▶ _The problem_:
Without the pictures, extract every line from the start of the material to the line containing "import plotly.graph_objects as go", both ends included.

▶ _Material_:
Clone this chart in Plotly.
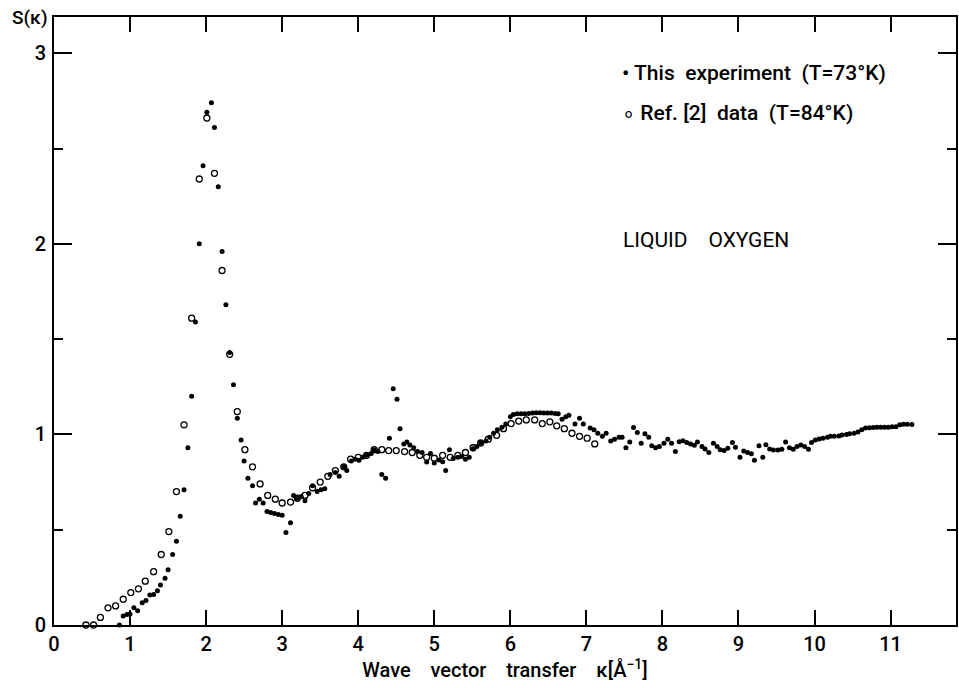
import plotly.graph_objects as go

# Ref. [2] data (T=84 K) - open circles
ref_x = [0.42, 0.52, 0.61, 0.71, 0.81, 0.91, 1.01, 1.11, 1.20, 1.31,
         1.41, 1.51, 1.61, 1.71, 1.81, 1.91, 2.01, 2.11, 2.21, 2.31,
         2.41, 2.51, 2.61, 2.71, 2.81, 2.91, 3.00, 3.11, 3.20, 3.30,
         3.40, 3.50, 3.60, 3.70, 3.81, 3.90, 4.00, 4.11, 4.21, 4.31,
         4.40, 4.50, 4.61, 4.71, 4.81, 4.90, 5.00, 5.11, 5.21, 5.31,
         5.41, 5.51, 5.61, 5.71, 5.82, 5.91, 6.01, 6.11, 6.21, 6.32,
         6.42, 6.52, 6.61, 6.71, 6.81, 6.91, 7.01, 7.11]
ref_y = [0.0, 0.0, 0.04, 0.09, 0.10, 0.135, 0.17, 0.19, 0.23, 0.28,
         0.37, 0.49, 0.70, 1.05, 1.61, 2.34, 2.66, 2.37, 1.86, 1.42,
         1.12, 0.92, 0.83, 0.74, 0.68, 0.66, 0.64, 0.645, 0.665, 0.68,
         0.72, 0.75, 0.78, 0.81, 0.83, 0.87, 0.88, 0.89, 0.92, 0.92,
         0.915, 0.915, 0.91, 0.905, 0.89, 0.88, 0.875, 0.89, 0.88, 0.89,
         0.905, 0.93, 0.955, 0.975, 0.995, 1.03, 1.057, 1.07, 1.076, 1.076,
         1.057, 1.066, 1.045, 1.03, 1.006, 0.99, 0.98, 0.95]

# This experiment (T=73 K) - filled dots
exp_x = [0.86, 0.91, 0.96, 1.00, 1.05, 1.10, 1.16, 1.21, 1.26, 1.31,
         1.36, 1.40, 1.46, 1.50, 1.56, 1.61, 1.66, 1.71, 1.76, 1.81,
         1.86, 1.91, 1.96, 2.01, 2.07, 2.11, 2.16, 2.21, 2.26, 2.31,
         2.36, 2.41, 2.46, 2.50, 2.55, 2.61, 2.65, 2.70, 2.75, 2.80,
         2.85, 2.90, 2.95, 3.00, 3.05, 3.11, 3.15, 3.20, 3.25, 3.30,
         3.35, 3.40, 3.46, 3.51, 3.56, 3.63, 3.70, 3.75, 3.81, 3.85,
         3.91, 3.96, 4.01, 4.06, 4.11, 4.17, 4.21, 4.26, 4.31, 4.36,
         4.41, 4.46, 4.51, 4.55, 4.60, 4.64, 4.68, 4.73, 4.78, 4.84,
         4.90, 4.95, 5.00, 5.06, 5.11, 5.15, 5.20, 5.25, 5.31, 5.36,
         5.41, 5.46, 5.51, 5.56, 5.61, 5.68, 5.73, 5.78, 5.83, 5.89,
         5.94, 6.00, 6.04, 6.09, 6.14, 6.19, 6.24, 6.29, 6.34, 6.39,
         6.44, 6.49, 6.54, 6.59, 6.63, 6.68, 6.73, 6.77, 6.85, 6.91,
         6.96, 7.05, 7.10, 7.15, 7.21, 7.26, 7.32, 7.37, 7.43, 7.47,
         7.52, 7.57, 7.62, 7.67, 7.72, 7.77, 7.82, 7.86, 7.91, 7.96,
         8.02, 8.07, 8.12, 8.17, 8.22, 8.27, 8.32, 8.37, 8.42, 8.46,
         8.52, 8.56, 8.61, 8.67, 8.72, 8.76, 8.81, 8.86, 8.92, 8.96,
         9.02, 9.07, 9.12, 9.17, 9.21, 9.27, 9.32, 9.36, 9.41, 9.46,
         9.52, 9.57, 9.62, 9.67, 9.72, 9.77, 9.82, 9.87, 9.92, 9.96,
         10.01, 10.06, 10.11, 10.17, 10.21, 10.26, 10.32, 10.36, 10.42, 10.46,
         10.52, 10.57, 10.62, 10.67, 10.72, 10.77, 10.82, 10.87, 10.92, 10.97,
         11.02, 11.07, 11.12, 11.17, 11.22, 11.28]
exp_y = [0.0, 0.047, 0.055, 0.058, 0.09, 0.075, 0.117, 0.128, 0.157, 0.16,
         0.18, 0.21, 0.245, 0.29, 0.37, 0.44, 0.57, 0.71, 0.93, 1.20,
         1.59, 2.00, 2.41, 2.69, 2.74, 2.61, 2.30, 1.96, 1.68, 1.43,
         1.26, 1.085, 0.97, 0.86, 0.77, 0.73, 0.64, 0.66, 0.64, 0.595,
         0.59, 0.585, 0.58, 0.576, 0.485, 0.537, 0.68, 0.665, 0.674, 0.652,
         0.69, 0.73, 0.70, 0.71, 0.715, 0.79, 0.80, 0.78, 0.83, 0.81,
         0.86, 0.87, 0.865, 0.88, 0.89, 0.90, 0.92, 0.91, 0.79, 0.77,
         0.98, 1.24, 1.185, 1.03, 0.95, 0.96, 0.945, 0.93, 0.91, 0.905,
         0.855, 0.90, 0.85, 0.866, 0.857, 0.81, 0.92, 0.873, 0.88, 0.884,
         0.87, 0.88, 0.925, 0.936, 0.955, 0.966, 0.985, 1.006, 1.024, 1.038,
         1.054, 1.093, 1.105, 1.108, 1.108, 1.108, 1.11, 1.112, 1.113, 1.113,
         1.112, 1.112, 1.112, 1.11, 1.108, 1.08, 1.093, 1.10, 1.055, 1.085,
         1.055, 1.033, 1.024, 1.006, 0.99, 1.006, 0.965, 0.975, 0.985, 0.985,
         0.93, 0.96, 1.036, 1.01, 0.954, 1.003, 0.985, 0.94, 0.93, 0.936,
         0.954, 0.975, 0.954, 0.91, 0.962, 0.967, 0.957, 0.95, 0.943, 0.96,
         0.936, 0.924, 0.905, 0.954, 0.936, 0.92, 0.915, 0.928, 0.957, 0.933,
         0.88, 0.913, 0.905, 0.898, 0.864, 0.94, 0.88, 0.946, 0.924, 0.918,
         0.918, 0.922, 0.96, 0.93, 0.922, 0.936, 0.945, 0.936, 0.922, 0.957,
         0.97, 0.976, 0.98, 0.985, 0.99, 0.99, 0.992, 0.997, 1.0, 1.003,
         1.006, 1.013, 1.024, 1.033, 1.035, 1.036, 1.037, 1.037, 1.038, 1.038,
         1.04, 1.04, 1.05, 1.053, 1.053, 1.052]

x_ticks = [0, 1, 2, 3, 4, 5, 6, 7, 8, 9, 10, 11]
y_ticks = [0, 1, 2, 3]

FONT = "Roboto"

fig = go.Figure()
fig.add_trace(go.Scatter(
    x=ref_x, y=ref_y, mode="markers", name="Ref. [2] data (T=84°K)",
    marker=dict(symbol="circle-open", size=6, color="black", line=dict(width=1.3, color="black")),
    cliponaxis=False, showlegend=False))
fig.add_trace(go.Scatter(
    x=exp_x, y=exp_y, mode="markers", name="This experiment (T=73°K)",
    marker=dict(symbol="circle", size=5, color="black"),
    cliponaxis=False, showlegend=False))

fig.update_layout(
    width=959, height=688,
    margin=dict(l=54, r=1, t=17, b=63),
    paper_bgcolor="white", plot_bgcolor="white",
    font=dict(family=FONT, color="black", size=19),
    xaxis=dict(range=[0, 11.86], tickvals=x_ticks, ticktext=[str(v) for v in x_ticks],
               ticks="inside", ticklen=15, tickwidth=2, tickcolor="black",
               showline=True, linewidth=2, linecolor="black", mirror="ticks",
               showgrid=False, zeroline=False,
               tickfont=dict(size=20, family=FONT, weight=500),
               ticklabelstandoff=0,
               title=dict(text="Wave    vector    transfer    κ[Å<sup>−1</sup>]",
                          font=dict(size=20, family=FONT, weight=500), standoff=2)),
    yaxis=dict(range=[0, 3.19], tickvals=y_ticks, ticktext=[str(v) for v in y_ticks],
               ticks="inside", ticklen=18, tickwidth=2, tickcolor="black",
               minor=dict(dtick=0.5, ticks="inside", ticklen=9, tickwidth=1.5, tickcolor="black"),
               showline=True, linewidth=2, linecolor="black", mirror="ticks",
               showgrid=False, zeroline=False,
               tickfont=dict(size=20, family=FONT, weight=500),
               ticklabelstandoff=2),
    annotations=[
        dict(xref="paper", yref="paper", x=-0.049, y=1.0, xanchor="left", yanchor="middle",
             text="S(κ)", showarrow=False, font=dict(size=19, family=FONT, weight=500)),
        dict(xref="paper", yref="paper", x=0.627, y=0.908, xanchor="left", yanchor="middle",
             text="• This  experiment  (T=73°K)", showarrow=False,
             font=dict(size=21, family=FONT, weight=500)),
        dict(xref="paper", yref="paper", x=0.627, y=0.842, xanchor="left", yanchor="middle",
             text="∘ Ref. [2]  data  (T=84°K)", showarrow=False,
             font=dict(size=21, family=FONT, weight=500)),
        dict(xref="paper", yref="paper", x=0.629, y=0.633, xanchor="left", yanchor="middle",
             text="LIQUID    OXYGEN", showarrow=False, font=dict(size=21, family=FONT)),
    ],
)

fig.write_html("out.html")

▶ _Completed task_:
Clone this chart in Plotly.
import plotly.graph_objects as go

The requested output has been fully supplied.